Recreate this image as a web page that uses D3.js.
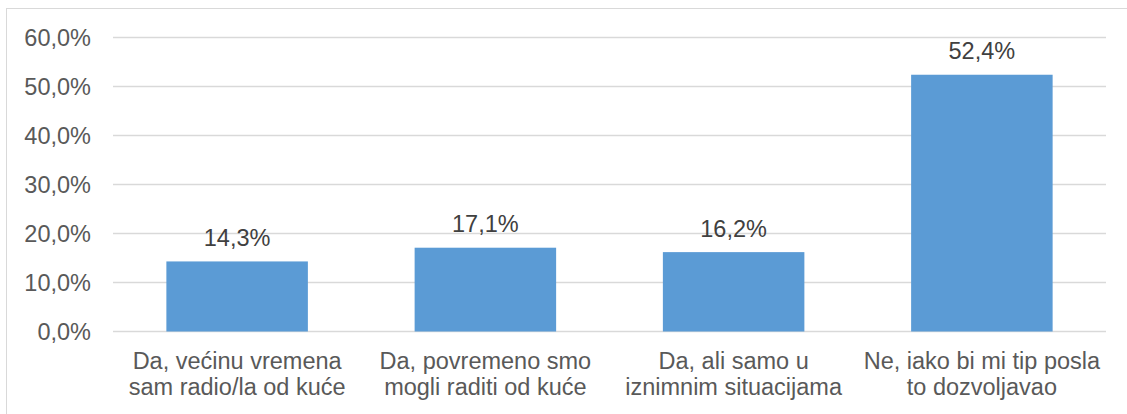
<!DOCTYPE html>
<html>
<head>
<meta charset="utf-8">
<script src="https://cdn.jsdelivr.net/npm/d3@7"></script>
<style>
  body { margin: 0; background: #fff; }
  text { font-family: "Liberation Sans", Arial, sans-serif; }
</style>
</head>
<body>
<div class="chart"></div>
<script>
// categories split into the two lines shown under each bar
var categories = [
  ["Da, većinu vremena", "sam radio/la od kuće"],
  ["Da, povremeno smo", "mogli raditi od kuće"],
  ["Da, ali samo u", "iznimnim situacijama"],
  ["Ne, iako bi mi tip posla", "to dozvoljavao"]
]
var values = [14.3, 17.1, 16.2, 52.4]
var yTicks = [0, 10, 20, 30, 40, 50, 60]

var fmt = function(v, digits){ return v.toFixed(digits).replace(".", ",") + "%" }

var svg = d3.select(".chart").append("svg")
  .attr("width", 1127)
  .attr("height", 414)

// outer chart border (runs off the right/bottom)
svg.append("rect")
  .attr("x", 6.5).attr("y", 8.5)
  .attr("width", 1140).attr("height", 420)
  .attr("fill", "none")
  .attr("stroke", "#d9d9d9")

var plotL = 113, plotR = 1106, plotT = 37.5, plotB = 331.5
var fontSize = "23.5px"

var x = d3.scaleBand()
  .domain(d3.range(categories.length))
  .range([plotL, plotR])
  .paddingInner(0.43)
  .paddingOuter(0.215)

var y = d3.scaleLinear()
  .domain([0, 60])
  .range([plotB, plotT])

// gridlines
svg.selectAll(".grid")
  .data(yTicks).enter().append("line")
    .attr("class", "grid")
    .attr("x1", plotL).attr("x2", plotR)
    .attr("y1", function(d){ return y(d) })
    .attr("y2", function(d){ return y(d) })
    .attr("stroke", "#d9d9d9")
    .attr("stroke-width", 1.3)

// y tick labels
svg.selectAll(".ylab")
  .data(yTicks).enter().append("text")
    .attr("class", "ylab")
    .attr("x", 91)
    .attr("y", function(d){ return y(d) })
    .attr("dy", "0.35em")
    .attr("text-anchor", "end")
    .attr("font-size", fontSize)
    .attr("fill", "#595959")
    .text(function(d){ return fmt(d, 1) })

// bars
svg.selectAll(".bar")
  .data(values).enter().append("rect")
    .attr("class", "bar")
    .attr("x", function(d, i){ return x(i) })
    .attr("width", x.bandwidth())
    .attr("y", function(d){ return y(d) })
    .attr("height", function(d){ return plotB - y(d) })
    .attr("fill", "#5b9bd5")

// data labels
svg.selectAll(".vlab")
  .data(values).enter().append("text")
    .attr("class", "vlab")
    .attr("x", function(d, i){ return x(i) + x.bandwidth() / 2 })
    .attr("y", function(d){ return y(d) - 15.5 })
    .attr("text-anchor", "middle")
    .attr("font-size", fontSize)
    .attr("fill", "#404040")
    .text(function(d){ return fmt(d, 1) })

// category labels
var cat = svg.selectAll(".xlab")
  .data(categories).enter().append("text")
    .attr("class", "xlab")
    .attr("x", function(d, i){ return x(i) + x.bandwidth() / 2 })
    .attr("y", 368.5)
    .attr("text-anchor", "middle")
    .attr("font-size", fontSize)
    .attr("fill", "#595959")

cat.selectAll("tspan")
  .data(function(d){ return d }).enter().append("tspan")
    .attr("x", function(){ return d3.select(this.parentNode).attr("x") })
    .attr("dy", function(d, i){ return i ? 26.7 : 0 })
    .text(function(d){ return d })
</script>
</body>
</html>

What this task involves
Skip the images and write out the rest of the listing exactly.

Reply to the exercise
Recreate this image as a web page that uses D3.js.
<!DOCTYPE html>
<html>
<head>
<meta charset="utf-8">
<script src="https://cdn.jsdelivr.net/npm/d3@7"></script>
<style>
  body { margin: 0; background: #fff; }
  text { font-family: "Liberation Sans", Arial, sans-serif; }
</style>
</head>
<body>
<div class="chart"></div>
<script>
// categories split into the two lines shown under each bar
var categories = [
  ["Da, većinu vremena", "sam radio/la od kuće"],
  ["Da, povremeno smo", "mogli raditi od kuće"],
  ["Da, ali samo u", "iznimnim situacijama"],
  ["Ne, iako bi mi tip posla", "to dozvoljavao"]
]
var values = [14.3, 17.1, 16.2, 52.4]
var yTicks = [0, 10, 20, 30, 40, 50, 60]

var fmt = function(v, digits){ return v.toFixed(digits).replace(".", ",") + "%" }

var svg = d3.select(".chart").append("svg")
  .attr("width", 1127)
  .attr("height", 414)

// outer chart border (runs off the right/bottom)
svg.append("rect")
  .attr("x", 6.5).attr("y", 8.5)
  .attr("width", 1140).attr("height", 420)
  .attr("fill", "none")
  .attr("stroke", "#d9d9d9")

var plotL = 113, plotR = 1106, plotT = 37.5, plotB = 331.5
var fontSize = "23.5px"

var x = d3.scaleBand()
  .domain(d3.range(categories.length))
  .range([plotL, plotR])
  .paddingInner(0.43)
  .paddingOuter(0.215)

var y = d3.scaleLinear()
  .domain([0, 60])
  .range([plotB, plotT])

// gridlines
svg.selectAll(".grid")
  .data(yTicks).enter().append("line")
    .attr("class", "grid")
    .attr("x1", plotL).attr("x2", plotR)
    .attr("y1", function(d){ return y(d) })
    .attr("y2", function(d){ return y(d) })
    .attr("stroke", "#d9d9d9")
    .attr("stroke-width", 1.3)

// y tick labels
svg.selectAll(".ylab")
  .data(yTicks).enter().append("text")
    .attr("class", "ylab")
    .attr("x", 91)
    .attr("y", function(d){ return y(d) })
    .attr("dy", "0.35em")
    .attr("text-anchor", "end")
    .attr("font-size", fontSize)
    .attr("fill", "#595959")
    .text(function(d){ return fmt(d, 1) })

// bars
svg.selectAll(".bar")
  .data(values).enter().append("rect")
    .attr("class", "bar")
    .attr("x", function(d, i){ return x(i) })
    .attr("width", x.bandwidth())
    .attr("y", function(d){ return y(d) })
    .attr("height", function(d){ return plotB - y(d) })
    .attr("fill", "#5b9bd5")

// data labels
svg.selectAll(".vlab")
  .data(values).enter().append("text")
    .attr("class", "vlab")
    .attr("x", function(d, i){ return x(i) + x.bandwidth() / 2 })
    .attr("y", function(d){ return y(d) - 15.5 })
    .attr("text-anchor", "middle")
    .attr("font-size", fontSize)
    .attr("fill", "#404040")
    .text(function(d){ return fmt(d, 1) })

// category labels
var cat = svg.selectAll(".xlab")
  .data(categories).enter().append("text")
    .attr("class", "xlab")
    .attr("x", function(d, i){ return x(i) + x.bandwidth() / 2 })
    .attr("y", 368.5)
    .attr("text-anchor", "middle")
    .attr("font-size", fontSize)
    .attr("fill", "#595959")

cat.selectAll("tspan")
  .data(function(d){ return d }).enter().append("tspan")
    .attr("x", function(){ return d3.select(this.parentNode).attr("x") })
    .attr("dy", function(d, i){ return i ? 26.7 : 0 })
    .text(function(d){ return d })
</script>
</body>
</html>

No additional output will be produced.